In 1718 to be exact, five ships arrived from Londonderry, at Boston. Among them my ancestors.

One community they formed is Londonderry, NH. Later mine went to Falmouth, Maine.

Later still (1750s) mine went across to Annapolis Royal, Nova Scotia to help the crown "plant" the north, to diminish the French (Acadian) influence.

In 1856 my ancestors moved from New Brunswick to Monticello, Minnesota. A much different route from the mainstream Scots-Irish (or Ulster Scots as they are called everywhere but the US).

As to mixed heretige, my ancestors in Nova Scotia wrote of their Viking roots. They carried an ancient Celtic name, derived from a village in Ayreshire, Scotland; a sept of clan Douglas.
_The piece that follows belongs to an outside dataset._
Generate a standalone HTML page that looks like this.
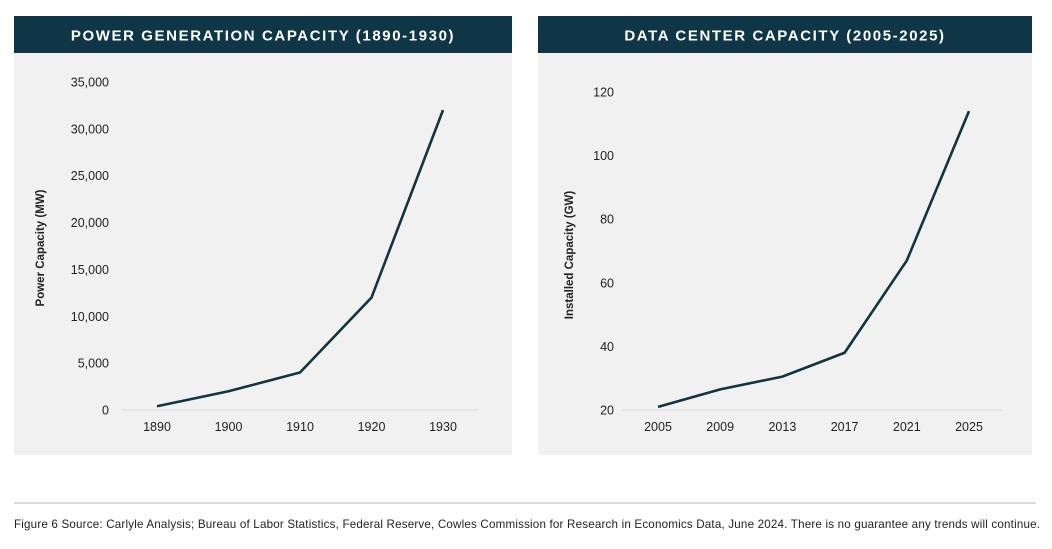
<!DOCTYPE html>
<html><head><meta charset="utf-8"><style>
body{margin:0;background:#fff;width:1052px;height:549px;overflow:hidden;font-family:"Liberation Sans",sans-serif}
svg{position:absolute;left:0;top:0}
</style></head><body>
<svg width="1052" height="549">
<g id="left"></g>
<g id="right"></g>
<line x1="14" y1="503" x2="1036" y2="503" stroke="#b5b5b5" stroke-width="1"/>
<text x="14" y="528" font-size="11.6" fill="#222" textLength="1026" lengthAdjust="spacing">Figure 6 Source: Carlyle Analysis; Bureau of Labor Statistics, Federal Reserve, Cowles Commission for Research in Economics Data, June 2024. There is no guarantee any trends will continue.</text>
</svg>
<script>
const powerYears=["1890","1900","1910","1920","1930"];
const powerValues=[400,2000,4000,12000,32000];
const powerTicks=[0,5000,10000,15000,20000,25000,30000,35000];
const powerTickLabels=["0","5,000","10,000","15,000","20,000","25,000","30,000","35,000"];
const dcYears=["2005","2009","2013","2017","2021","2025"];
const dcValues=[21,26.5,30.5,38,67,114];
const dcTicks=[20,40,60,80,100,120];
const dcTickLabels=["20","40","60","80","100","120"];
const NS="http://www.w3.org/2000/svg";
function mk(p,t,a){const e=document.createElementNS(NS,t);for(const k in a)e.setAttribute(k,a[k]);p.appendChild(e);return e;}
function panel(g,o){
  const bg=mk(g,'rect',{x:o.px,y:52,width:o.pw,height:403,fill:'#f1f1f1'});
  
  
  const hd=mk(g,'rect',{x:o.px,y:16,width:o.pw,height:37,fill:'#0e3647'});
  
  
  const ht=mk(g,'text',{x:o.px+o.pw/2,y:40.5,'text-anchor':'middle','font-size':15,'font-weight':'bold',fill:'#fff','letter-spacing':'1.6'});
  ht.textContent=o.title;
  
  
  const [d0,d1]=o.dom,[r0,r1]=[410,o.top];
  const ys=v=>r0+(v-d0)/(d1-d0)*(r1-r0);
  const xs=i=>o.x0+i*o.step;
  const base=mk(g,'line',{x1:o.bx0,x2:o.bx1,y1:410,y2:410,stroke:'#dcdcdc','stroke-width':1});
  
  
  o.ticks.forEach((t,i)=>{
    const e=mk(g,'text',{x:o.lx,y:ys(t)+4.5,'text-anchor':'end','font-size':12.5,fill:'#222'});
    e.textContent=o.tickLabels[i];
    
    
  });
  o.cats.forEach((c,i)=>{
    const e=mk(g,'text',{x:xs(i),y:431,'text-anchor':'middle','font-size':12.5,fill:'#222'});
    e.textContent=c;
    
    
  });
  const ty=mk(g,'text',{transform:`translate(${o.tx},${o.tyc}) rotate(-90)`,'text-anchor':'middle','font-size':11.5,'font-weight':'bold',fill:'#222'});
  ty.textContent=o.ytitle;
  
  
  const pl=mk(g,'polyline',{points:o.vals.map((v,i)=>xs(i)+','+ys(v)).join(' '),fill:'none',stroke:'#123340','stroke-width':2.6,'stroke-linejoin':'miter'});
  
  
}
panel(document.getElementById('left'),{px:14,pw:498,title:'POWER GENERATION CAPACITY (1890-1930)',dom:[0,35000],top:82,x0:157,step:71.5,bx0:122,bx1:478,lx:109,cats:powerYears,vals:powerValues,ticks:powerTicks,tickLabels:powerTickLabels,tx:44,tyc:248,ytitle:'Power Capacity (MW)'});
panel(document.getElementById('right'),{px:538,pw:494,title:'DATA CENTER CAPACITY (2005-2025)',dom:[20,120],top:92,x0:658,step:62.2,bx0:622,bx1:1002,lx:614,cats:dcYears,vals:dcValues,ticks:dcTicks,tickLabels:dcTickLabels,tx:573,tyc:255,ytitle:'Installed Capacity (GW)'});
</script>
</body></html>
But these people called themselves "Irish" up in Canada.

The term Scots-Irish only came into use when the famine Catholics came across. These folks had been dubbed the "niggers of Europe."

So the protestants "Irish" that had come over 100 years before coined the term "Scots-Irish" to define their difference from the recent mainly catholic Irish arrivals.

Back in Ulster in 1798, the protestants and catholics rose up together, against the British but were defeated. The northern counties of Ireland have fascinating history, dating to the earliest Christian centuries.

In America many people that came directly from northern England and Scotland wound up falling in among the Scots-Irish and being so labeled.

The Border history is fairly distinct and separate from the migration from Scotland to Ireland.

The Celtic language has two main groups. One is Irish/Scottish. The other is Welsh/Breton. And they play pipes in the Spanish province of Galicia.